The myth of "experience" and the worth of words...

I've lost count of the number of people complaining that Barack Obama "doesn't have enough experience" to become President. Dick Cheney is the most experienced person in the Bush administration. If that fact is not by itself enough to ratify Obama's candidacy, consider the following. The best presidents in U.S. history have all been "inexperienced" in the sense people are complaining about now. Lincoln, for example, and both Roosevelts, and John F. Kennedy, to name most of them. Another example: Martin Luther King, Jr. He was an inexperienced 27 year-old new PhD when he answered the invitation to go to Montgomery Alabama.
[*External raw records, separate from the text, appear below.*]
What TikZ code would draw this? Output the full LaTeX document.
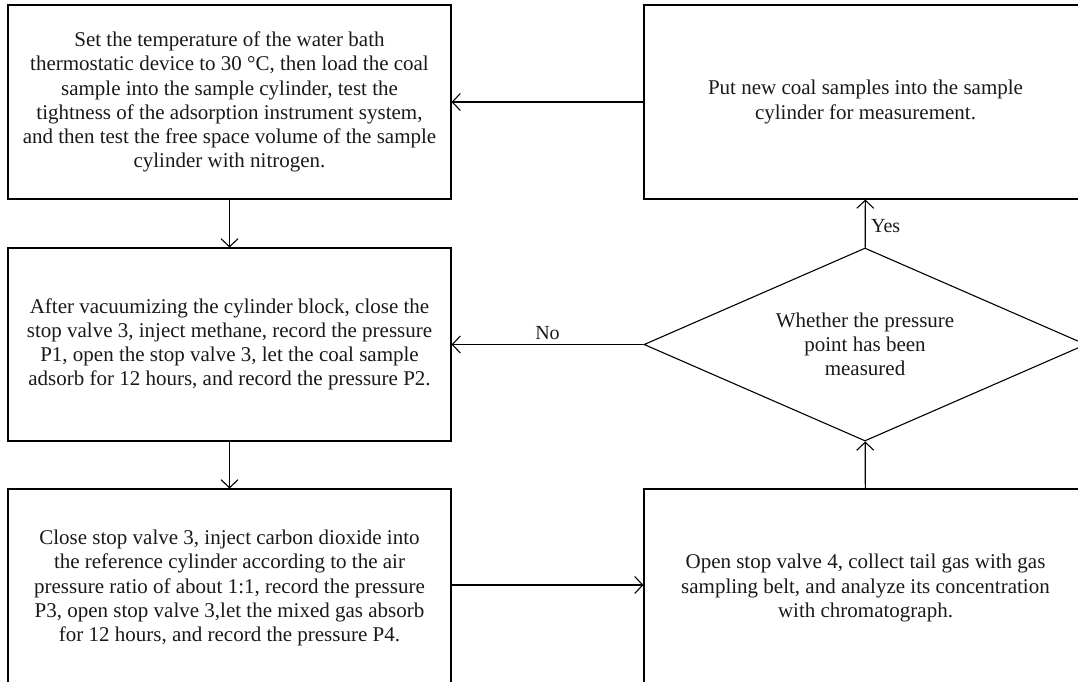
\documentclass[tikz,border=0pt]{standalone}
\usepackage{fontspec}
\setmainfont{Liberation Serif}
\usetikzlibrary{arrows.meta,shapes.geometric}
\begin{document}
\begin{tikzpicture}[x=1pt,y=-1pt,
  every node/.style={font=\fontsize{21}{24.2}\selectfont, text=black!90},
  box/.style={draw, line width=1.1pt, rectangle, minimum width=443pt, minimum height=194pt, inner sep=0pt, align=center},
  lowbox/.style={box, minimum height=198pt},
  dec/.style={draw, line width=1.1pt, diamond, aspect=2.29, minimum width=442pt, minimum height=193pt, inner sep=0pt, align=center},
  conn/.style={line width=1.1pt, -{Straight Barb[length=8pt,width=17pt,line width=1.1pt]}},
  lbl/.style={font=\fontsize{20}{22}\selectfont}]
\useasboundingbox (0,0) rectangle (1078,681);
\node[box] (A) at (229.5,102) {Set the temperature of the water bath\\thermostatic device to 30 °C, then load the coal\\sample into the sample cylinder, test the\\tightness of the adsorption instrument system,\\and then test the free space volume of the sample\\cylinder with nitrogen.};
\node[box, minimum height=193pt] (B) at (229.5,344.5) {After vacuumizing the cylinder block, close the\\stop valve 3, inject methane, record the pressure\\P1, open the stop valve 3, let the coal sample\\adsorb for 12 hours, and record the pressure P2.};
\node[lowbox] (C) at (229.5,588) {Close stop valve 3, inject carbon dioxide into\\the reference cylinder according to the air\\pressure ratio of about 1:1, record the pressure\\P3, open stop valve 3,let the mixed gas absorb\\for 12 hours, and record the pressure P4.};
\node[box] (D) at (865.5,102) {Put new coal samples into the sample\\cylinder for measurement.};
\node[dec] (W) at (865,344.5) {Whether the pressure\\point has been\\measured};
\node[lowbox] (E) at (865.5,588) {Open stop valve 4, collect tail gas with gas\\sampling belt, and analyze its concentration\\with chromatograph.};
\draw[conn] (A) -- (B);
\draw[conn] (B) -- (C);
\draw[conn] (D) -- (A);
\draw[conn] (W) -- node[lbl, above=1pt, pos=0.5] {No} (B);
\draw[conn] (W) -- node[lbl, right=2pt, pos=0.45] {Yes} (D);
\draw[conn] ([yshift=3pt]C.east) -- ([yshift=3pt]E.west);
\draw[conn] (E) -- (W);
\end{tikzpicture}
\end{document}
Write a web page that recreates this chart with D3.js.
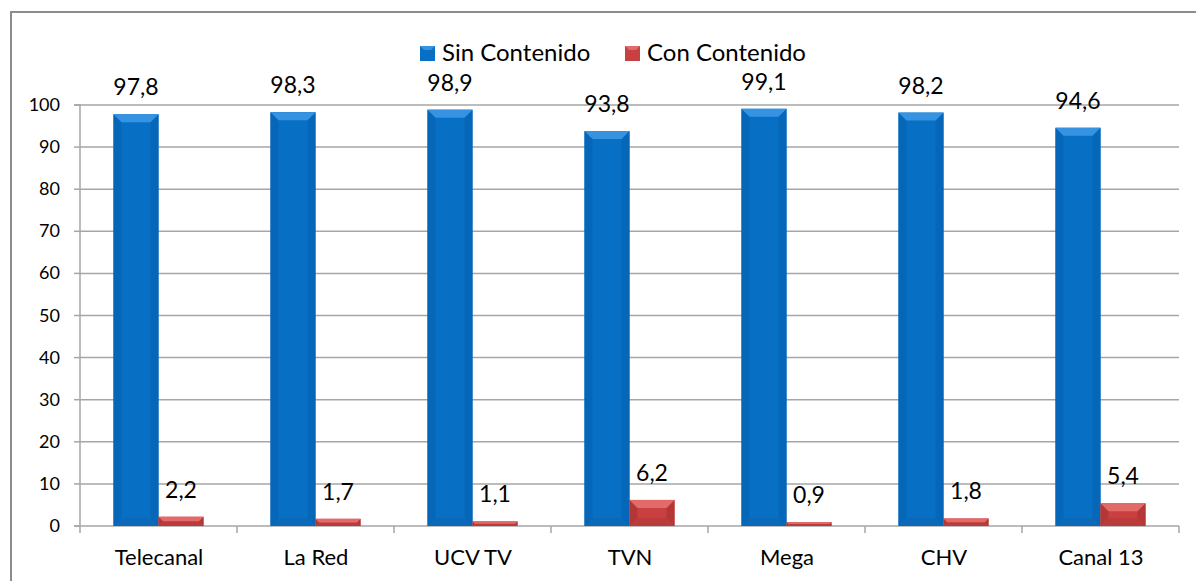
<!DOCTYPE html>
<html>
<head>
<meta charset="utf-8">
<script src="https://cdn.jsdelivr.net/npm/d3@7"></script>
<style>
  body { margin: 0; background: #fff; }
  svg { font-family: Lato, "Open Sans", sans-serif; }
  svg text { font-weight: 400; }
</style>
</head>
<body>
<svg id="chart" width="1196" height="581"></svg>
<script>
// chart data
var canales = ["Telecanal", "La Red", "UCV TV", "TVN", "Mega", "CHV", "Canal 13"];
var series = ["Sin Contenido", "Con Contenido"];
var sinContenido = [97.8, 98.3, 98.9, 93.8, 99.1, 98.2, 94.6];
var conContenido = [2.2, 1.7, 1.1, 6.2, 0.9, 1.8, 5.4];
var yTicks = [0, 10, 20, 30, 40, 50, 60, 70, 80, 90, 100];

var svg = d3.select("#chart");
var margin = {top: 105, right: 17, bottom: 55, left: 80};
var W = 1196, H = 581;
var plotW = W - margin.left - margin.right;
var plotH = 526 - margin.top;

var colors = {
    "Sin Contenido": {base: "#0870c4", top: "#3593e2", side: "#0667b8", bottom: "#0a69b8"},
    "Con Contenido": {base: "#c8403f", top: "#e26a68", side: "#b53636", bottom: "#bb3a3a"}
};

// outer frame
svg.append("rect")
    .attr("x", 11).attr("y", 12)
    .attr("width", W + 20).attr("height", H + 20)
    .attr("fill", "none")
    .attr("stroke", "#8c8c8c")
    .attr("stroke-width", 2);

var x0 = d3.scaleBand().domain(canales).range([0, plotW]).padding(0);
var x1 = d3.scaleBand().domain(series).range([0, x0.bandwidth()]).paddingInner(0).paddingOuter(0.744);
var y = d3.scaleLinear().domain([0, 100]).range([plotH, 0]);

var g = svg.append("g")
    .attr("transform", "translate(" + margin.left + "," + margin.top + ")");

// gridlines
g.append("g")
    .selectAll("line")
    .data(yTicks.slice(1))
    .enter().append("line")
    .attr("x1", 0).attr("x2", plotW)
    .attr("y1", function(d) { return y(d); })
    .attr("y2", function(d) { return y(d); })
    .attr("stroke", "#a6a6a6")
    .attr("stroke-width", 1.5);

// y axis
var yAxis = g.append("g")
    .call(d3.axisLeft(y).tickValues(yTicks).tickSize(6).tickPadding(14).offset(0));
yAxis.attr("font-family", null).attr("font-size", null);
yAxis.select(".domain").attr("stroke", "#a6a6a6").attr("stroke-width", 1.5);
yAxis.selectAll(".tick line").attr("stroke", "#a6a6a6").attr("stroke-width", 1.5);
yAxis.selectAll(".tick text")
    .attr("y", function(d) { return Math.round(y(d)) - y(d); })
    .style("font-size", "18px")
    .attr("fill", "#000");

// x axis
var xAxis = g.append("g")
    .attr("transform", "translate(0," + plotH + ")")
    .call(d3.axisBottom(x0).tickSize(0).tickPadding(0).offset(0));
xAxis.attr("font-family", null).attr("font-size", null);
xAxis.select(".domain").remove();
xAxis.selectAll(".tick")
    .attr("transform", function(d) { return "translate(" + Math.round(x0(d) + x0.bandwidth() / 2) + ",0)"; });
xAxis.selectAll(".tick text")
    .attr("y", 39)
    .attr("dy", 0)
    .style("font-size", "22px")
    .attr("fill", "#000");

// axis line and category ticks
g.append("line")
    .attr("x1", 0).attr("x2", plotW)
    .attr("y1", plotH).attr("y2", plotH)
    .attr("stroke", "#a6a6a6").attr("stroke-width", 1.5);
var bounds = canales.map(function(c) { return x0(c); }).concat([plotW]);
g.append("g").selectAll("line")
    .data(bounds)
    .enter().append("line")
    .attr("x1", function(d) { return d; })
    .attr("x2", function(d) { return d; })
    .attr("y1", plotH).attr("y2", plotH + 7)
    .attr("stroke", "#a6a6a6").attr("stroke-width", 1.5);

// bars
var rows = canales.map(function(c, i) {
    return {canal: c, values: [
        {key: "Sin Contenido", value: sinContenido[i]},
        {key: "Con Contenido", value: conContenido[i]}
    ]};
});

var groups = g.selectAll(".grupo")
    .data(rows)
    .enter().append("g")
    .attr("class", "grupo")
    .attr("transform", function(d) { return "translate(" + x0(d.canal) + ",0)"; });

var bars = groups.selectAll(".barra")
    .data(function(d) { return d.values; })
    .enter().append("g")
    .attr("class", "barra");

function bevel(d) {
    var bx = x1(d.key), bw = x1.bandwidth();
    var by = y(d.value), bh = plotH - by;
    var b = Math.min(8, bh / 2, bw / 2);
    return {x: bx, y: by, w: bw, h: bh, b: b};
}

bars.append("rect")
    .attr("x", function(d) { return x1(d.key); })
    .attr("y", function(d) { return y(d.value); })
    .attr("width", x1.bandwidth())
    .attr("height", function(d) { return plotH - y(d.value); })
    .attr("fill", function(d) { return colors[d.key].base; });

// side bevels
bars.append("path")
    .attr("fill", function(d) { return colors[d.key].side; })
    .attr("d", function(d) {
        var s = bevel(d);
        return "M" + s.x + "," + s.y + "L" + (s.x + s.b) + "," + (s.y + s.b) +
            "L" + (s.x + s.b) + "," + (s.y + s.h - s.b) + "L" + s.x + "," + (s.y + s.h) + "Z" +
            "M" + (s.x + s.w) + "," + s.y + "L" + (s.x + s.w - s.b) + "," + (s.y + s.b) +
            "L" + (s.x + s.w - s.b) + "," + (s.y + s.h - s.b) + "L" + (s.x + s.w) + "," + (s.y + s.h) + "Z";
    });

// bottom bevel
bars.append("path")
    .attr("fill", function(d) { return colors[d.key].bottom; })
    .attr("d", function(d) {
        var s = bevel(d);
        return "M" + s.x + "," + (s.y + s.h) + "L" + (s.x + s.b) + "," + (s.y + s.h - s.b) +
            "L" + (s.x + s.w - s.b) + "," + (s.y + s.h - s.b) + "L" + (s.x + s.w) + "," + (s.y + s.h) + "Z";
    });

// top bevel
bars.append("path")
    .attr("fill", function(d) { return colors[d.key].top; })
    .attr("d", function(d) {
        var s = bevel(d);
        return "M" + s.x + "," + s.y + "L" + (s.x + s.w) + "," + s.y +
            "L" + (s.x + s.w - s.b) + "," + (s.y + s.b) + "L" + (s.x + s.b) + "," + (s.y + s.b) + "Z";
    });

// value labels
bars.append("text")
    .attr("x", function(d) { return x1(d.key) + x1.bandwidth() / 2; })
    .attr("y", function(d) { return y(d.value) - 19; })
    .attr("text-anchor", "middle")
    .style("font-size", "23px")
    .attr("fill", "#000")
    .text(function(d) { return d.value.toFixed(1).replace(".", ","); });

// legend
var legend = svg.append("g").attr("class", "legend");
var legendX = [420, 625];
series.forEach(function(s, i) {
    var lg = legend.append("g").attr("transform", "translate(" + legendX[i] + ",46)");
    lg.append("rect")
        .attr("width", 15).attr("height", 15)
        .attr("fill", colors[s].base);
    lg.append("path")
        .attr("d", "M0,0L15,0L11,4L4,4Z")
        .attr("fill", colors[s].top);
    lg.append("text")
        .attr("x", 22).attr("y", 15)
        .style("font-size", "24px")
        .attr("fill", "#000")
        .text(s);
});
</script>
</body>
</html>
But he had what the men listed above who became presidents also had: words. Words, and minds to forge them. We've endured and suffered at the hands of "experience." We've prevailed and triumphed as a people when some among us have found the words to embody our powers and invoke possibilities. Over the past 40 years we have suffered such a dearth of thoughtful words from the realm of our politics that some people still idolize a simpleton like Ronald Reagan, who was nearly as uninitelligent and ideologically rigid as the present occupant of the White House, but could act. All he could do was deliver a script convincingly. It's a measure of the transcendent importance of words that some degree of elevation can be produced even by competent acting. How much better, though, to have the opportunity to elect someone actually competent to think and to speak well? We're fortunate that the times have produced Barack Obama.